French society was feudal, monarchical, hierarchical, and built on complex religious and economic systems. Government in that environment arose from the desire to protect and administer private property, and for the middling and lower groups private property was the result of agriculture -- few would want to place efforts into administering or working the land without ensuring that the fruit of their labour was guaranteed to them. The North American First Nations also had agriculture, however they had a very different conception of private property, its protection, and the relationship between one man and another. Private items included personal objects such as axes and horses, but lands were communal and assigned to tribes as agreed upon at meetings of tribal representatives.

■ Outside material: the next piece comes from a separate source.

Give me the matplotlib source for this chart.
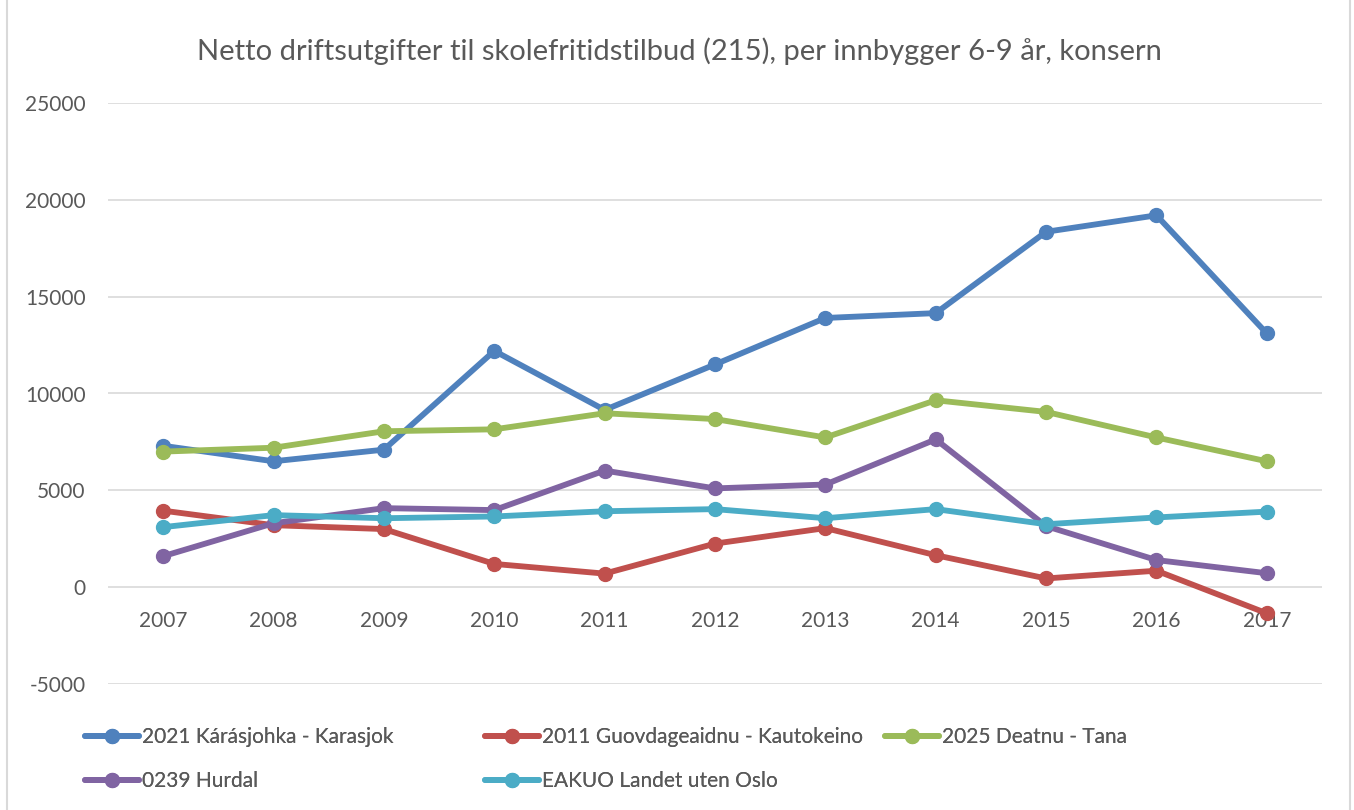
import matplotlib.pyplot as plt
from matplotlib.patches import Rectangle

plt.rcParams['font.family'] = ['Lato', 'DejaVu Sans']
plt.rcParams['axes.unicode_minus'] = False

years = [2007, 2008, 2009, 2010, 2011, 2012, 2013, 2014, 2015, 2016, 2017]

karasjok = [7300, 6500, 7100, 12200, 9150, 11500, 13900, 14150, 18350, 19200, 13100]
kautokeino = [3950, 3200, 3000, 1200, 700, 2250, 3050, 1650, 450, 850, -1350]
tana = [7000, 7200, 8050, 8150, 8980, 8680, 7730, 9650, 9050, 7730, 6500]
hurdal = [1600, 3300, 4080, 3980, 6020, 5100, 5300, 7630, 3150, 1400, 720]
landet = [3100, 3720, 3560, 3650, 3920, 4030, 3560, 4030, 3250, 3600, 3900]

series = [
    ('2021 Kárásjohka - Karasjok', karasjok, '#4F81BD'),
    ('2011 Guovdageaidnu - Kautokeino', kautokeino, '#C0504D'),
    ('2025 Deatnu - Tana', tana, '#9BBB59'),
    ('0239 Hurdal', hurdal, '#8064A2'),
    ('EAKUO Landet uten Oslo', landet, '#4BACC6'),
]

title = 'Netto driftsutgifter til skolefritidstilbud (215), per innbygger 6-9 år, konsern'

text_col = '#595959'
grid_col = '#D9D9D9'

fig = plt.figure(figsize=(13.54, 8.10), dpi=100)
ax = fig.add_axes([108 / 1354, 1 - 684 / 810, (1322 - 108) / 1354, (684 - 103) / 810])

handles = {}
for name, vals, col in series:
    h, = ax.plot(range(len(years)), vals, color=col, lw=4.2, marker='o',
                 markersize=10, solid_capstyle='round', label=name)
    handles[name] = h

ax.set_xlim(-0.5, len(years) - 0.5)
ax.set_ylim(-5000, 25000)
ax.set_yticks(range(-5000, 25001, 5000))
ax.yaxis.grid(True, color=grid_col, lw=1.2)
ax.set_axisbelow(True)
for s in ax.spines.values():
    s.set_visible(False)

# category labels sit just under the zero line
ax.spines['bottom'].set_position(('data', 0))
ax.set_xticks(range(len(years)))
ax.set_xticklabels([str(y) for y in years])
ax.tick_params(axis='x', length=0, pad=17, labelsize=15, labelcolor=text_col)
ax.tick_params(axis='y', length=0, pad=16, labelsize=15, labelcolor=text_col)

fig.text(679 / 1354, 1 - 51 / 810, title, ha='center', va='center',
         fontsize=21, color=text_col)

# legend laid out in three columns below the plot
cols = [
    (85, ['2021 Kárásjohka - Karasjok', '0239 Hurdal']),
    (485, ['2011 Guovdageaidnu - Kautokeino', 'EAKUO Landet uten Oslo']),
    (885, ['2025 Deatnu - Tana']),
]
for x0, names in cols:
    leg = fig.legend([handles[n] for n in names], names,
                     loc='upper left', bbox_to_anchor=(x0 / 1354, 1 - 727 / 810),
                     frameon=False, handlelength=2.6, handletextpad=0.15,
                     labelspacing=1.15, borderpad=0, borderaxespad=0,
                     prop={'size': 15})
    for t in leg.get_texts():
        t.set_color(text_col)
    fig.add_artist(leg)

fig.add_artist(Rectangle((7 / 1354, -0.01), (1350 - 7) / 1354, 1.02,
                         transform=fig.transFigure, fill=False,
                         edgecolor=grid_col, lw=1.5))

fig.savefig('out.png', dpi=100, facecolor='white')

If the natives had been left unmolested by the Europeans, and if or when the natives transitioned through their own iron age and beyond, would the resulting societies have resembled those of Europe, in particular those of France and England? Might it be that the natives were in a state the Europeans once passed through during their prehistory, en route to seventeenth century monarchism? The British economist and historian R.H. Tawney discusses the development of European societies and economies in his work Religion and the Rise of Capitalism, and from the title alone we can surmise the direction of the book: the development of (mercantilism, feudalism, and) capitalism was based upon and inextricably bound to the development of the dominant European religion, Christianity.

Accepting religion as one of the driving forces that shape the economic form of a society -- and there seems to be no reason to think this would not hold true in the case of First Nations as well as Europe -- I see no reason to believe that native North American societies would have developed in a fashion similar to European societies. First Nations religions and cosmology were different from Christianity in fundamental ways. The natives had very different natural and supernatural conceptions, and thus very different ideas about the relationship between men and earth.

A research topic for another year perhaps.